Previous work has shown that the general membership problem is computationally undecidable. Where does the hardness come from? Is it just because the size of a quantum correlation (i.e., the number of real values in the description of the correlation) can be arbitrarily large? We would like to understand the role played by the varying sizes of correlations in the hardness of the membership problem.
It has been shown that certain quantum correlations require the measured quantum system to be maximally entangled with a certain dimension. This is a unique phenomenon of quantum correlations and it is known as self-testing. The first step towards answering the hardness of the membership problem of quantum correlations is to get deeper understandings about self-testing, and more specifically, about the size of a correlation that can self-test a maximally entangled state of arbitrarily large dimension.
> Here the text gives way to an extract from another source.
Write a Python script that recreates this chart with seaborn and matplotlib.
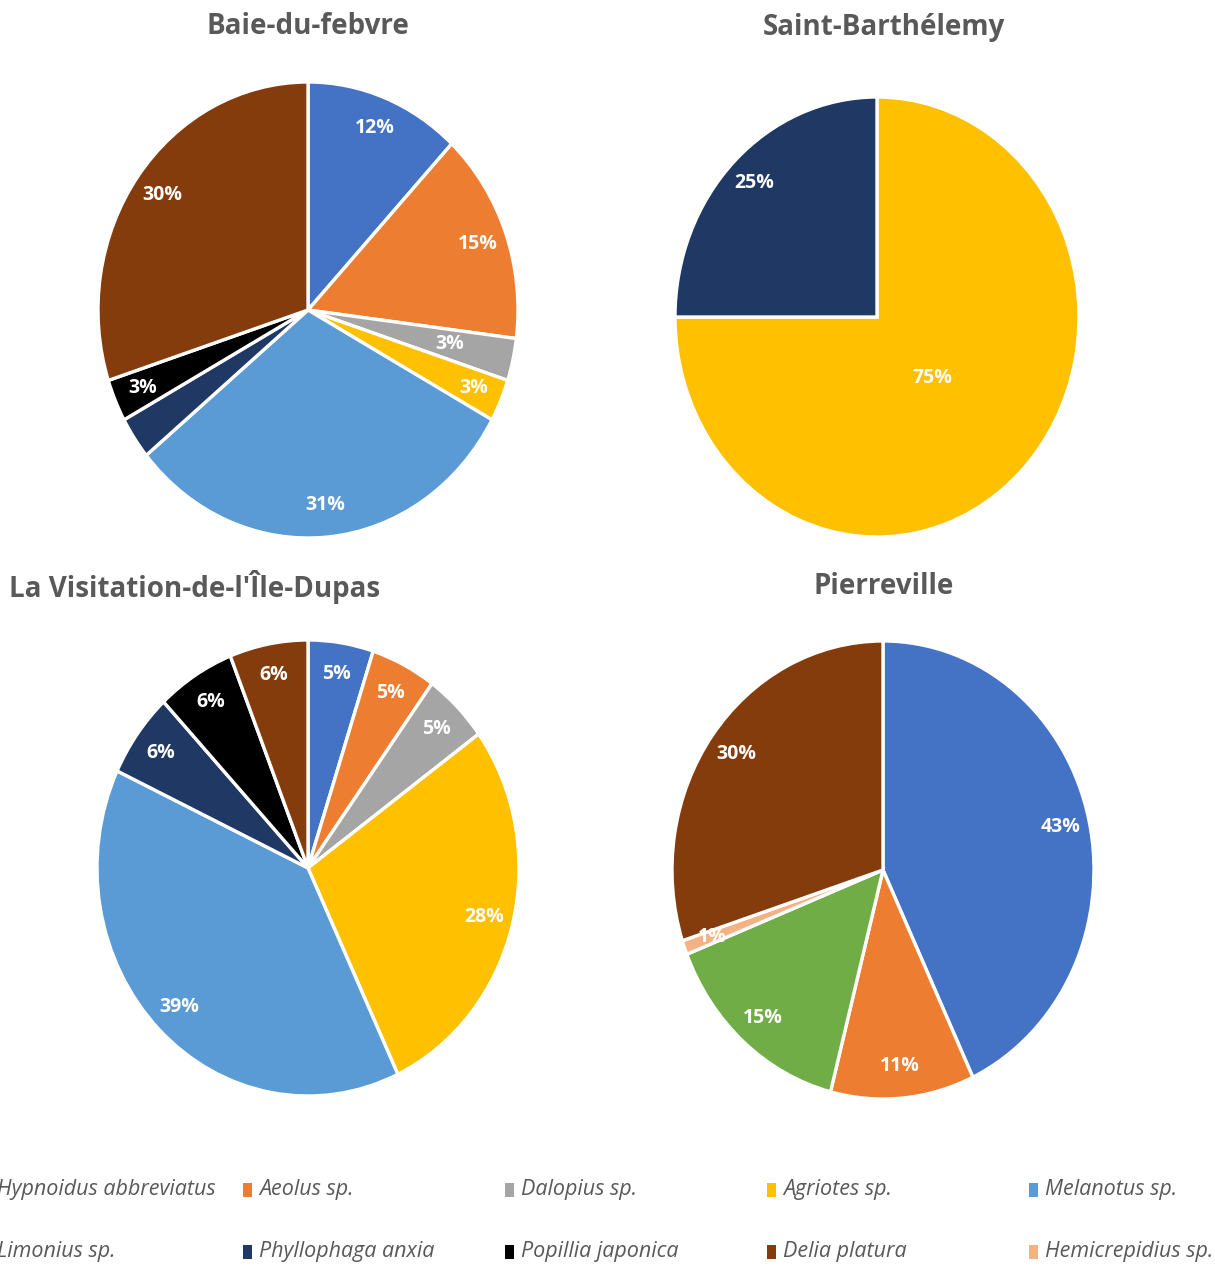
import numpy as np
import matplotlib
matplotlib.use("Agg")
import matplotlib.pyplot as plt
from matplotlib.patches import Rectangle
import seaborn as sns

# ---- DATA ----
species = ["Hypnoidus abbreviatus", "Aeolus sp.", "Dalopius sp.", "Agriotes sp.", "Melanotus sp.",
           "Limonius sp.", "Phyllophaga anxia", "Popillia japonica", "Delia platura", "Hemicrepidius sp."]
colors = {
    "Hypnoidus abbreviatus": "#4472C4",
    "Aeolus sp.": "#ED7D31",
    "Dalopius sp.": "#A5A5A5",
    "Agriotes sp.": "#FFC000",
    "Melanotus sp.": "#5B9BD5",
    "Limonius sp.": "#70AD47",
    "Phyllophaga anxia": "#1F3864",
    "Popillia japonica": "#000000",
    "Delia platura": "#843C0C",
    "Hemicrepidius sp.": "#F4B183",
}

baie_species = ["Hypnoidus abbreviatus", "Aeolus sp.", "Dalopius sp.", "Agriotes sp.",
                "Melanotus sp.", "Phyllophaga anxia", "Popillia japonica", "Delia platura"]
baie_values = [12, 15, 3, 3, 31, 3, 3, 30]

stbarth_species = ["Agriotes sp.", "Phyllophaga anxia"]
stbarth_values = [75, 25]

visitation_species = ["Hypnoidus abbreviatus", "Aeolus sp.", "Dalopius sp.", "Agriotes sp.",
                      "Melanotus sp.", "Phyllophaga anxia", "Popillia japonica", "Delia platura"]
visitation_values = [5, 5, 5, 28, 39, 6, 6, 6]

pierre_species = ["Hypnoidus abbreviatus", "Aeolus sp.", "Limonius sp.", "Hemicrepidius sp.", "Delia platura"]
pierre_values = [43, 11, 15, 1, 30]

# ---- STYLE ----
sns.set_theme(style="white")
plt.rcParams["font.family"] = ["Open Sans", "DejaVu Sans"]

W, H = 1215, 1268
fig = plt.figure(figsize=(W / 100, H / 100), dpi=100)

title_color = "#595959"


def draw_pie(name, sp, vals, cx, cy, rx, ry, title_xy, radius_fix=None, hide=()):
    pad = 1.05
    ax = fig.add_axes([(cx - pad * rx) / W, (H - cy - pad * ry) / H, 2 * pad * rx / W, 2 * pad * ry / H])
    wedges, texts, autotexts = ax.pie(
        vals,
        colors=[colors[s] for s in sp],
        startangle=90,
        counterclock=False,
        autopct=lambda p: f"{p:.0f}%",
        pctdistance=0.86,
        wedgeprops=dict(edgecolor="white", linewidth=2.4),
        textprops=dict(color="white", fontsize=14, fontweight="bold"),
    )
    ax.set_aspect("auto")
    ax.set_xlim(-pad, pad)
    ax.set_ylim(-pad, pad)
    radius_fix = radius_fix or {}
    for i, (w, t) in enumerate(zip(wedges, autotexts)):
        if i in hide:
            t.set_visible(False)
        if i in radius_fix:
            a = np.deg2rad((w.theta1 + w.theta2) / 2)
            r = radius_fix[i]
            t.set_position((r * np.cos(a), r * np.sin(a)))
    fig.text(title_xy[0] / W, 1 - title_xy[1] / H, name, ha="center", va="center",
             fontsize=20, fontweight="bold", color=title_color)
    return ax


draw_pie("Baie-du-febvre", baie_species, baie_values, 308, 310, 210, 228, (308, 27),
         radius_fix={2: 0.69}, hide=(5,))
draw_pie("Saint-Barthélemy", stbarth_species, stbarth_values, 877, 317, 202, 220, (884, 27),
         radius_fix={0: 0.39})
draw_pie("La Visitation-de-l'Île-Dupas", visitation_species, visitation_values, 308, 868, 211, 228, (195, 587))
draw_pie("Pierreville", pierre_species, pierre_values, 883, 870, 211, 229, (884, 587))

# ---- LEGEND (two rows of five, cut at the edges as in the source) ----
for i, s in enumerate(species):
    row, col = divmod(i, 5)
    x0 = -19 + 262 * col
    yc = 1190 + 62 * row
    fig.add_artist(Rectangle((x0 / W, 1 - (yc + 7) / H), 9 / W, 14 / H,
                             transform=fig.transFigure, color=colors[s], lw=0))
    fig.text((x0 + 16) / W, 1 - yc / H, s, ha="left", va="center", fontsize=15.5,
             fontstyle="italic", color=title_color)

plt.savefig("out.png", dpi=100)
If correlations of a fixed size can self- test entangled states of unbounded dimension, this phenomenon is a strong evidence suggesting that deciding membership of fixed-sized correlations can be very hard.
We first show that there exists an infinite subset of the set of all the prime numbers such that, for each prime p in this set, a maximally entangled state of local dimension (p − 1) can be self-tested by a correlation of a fixed size. Since this set is infinite, this result implies that constant-sized correlations are sufficient to self-test maximally entangled states of unbounded dimension.
Building on the self-testing result, we show that the varying sizes of correlations are not the only root of the hardness. Specifically, we show that the membership problem of fixed finite-sized correlations is still computationally undecidable when the fixed size is sufficiently large. That is, the hardness of the membership problem of quantum correlations is independent of the varying sizes of correlations. In fact, the hardness arises from the fact that the structure of some set of correlations of a particular size is so complicated that no finite description of this set can allow a Turing machine to decide if a correlation is quantum or not.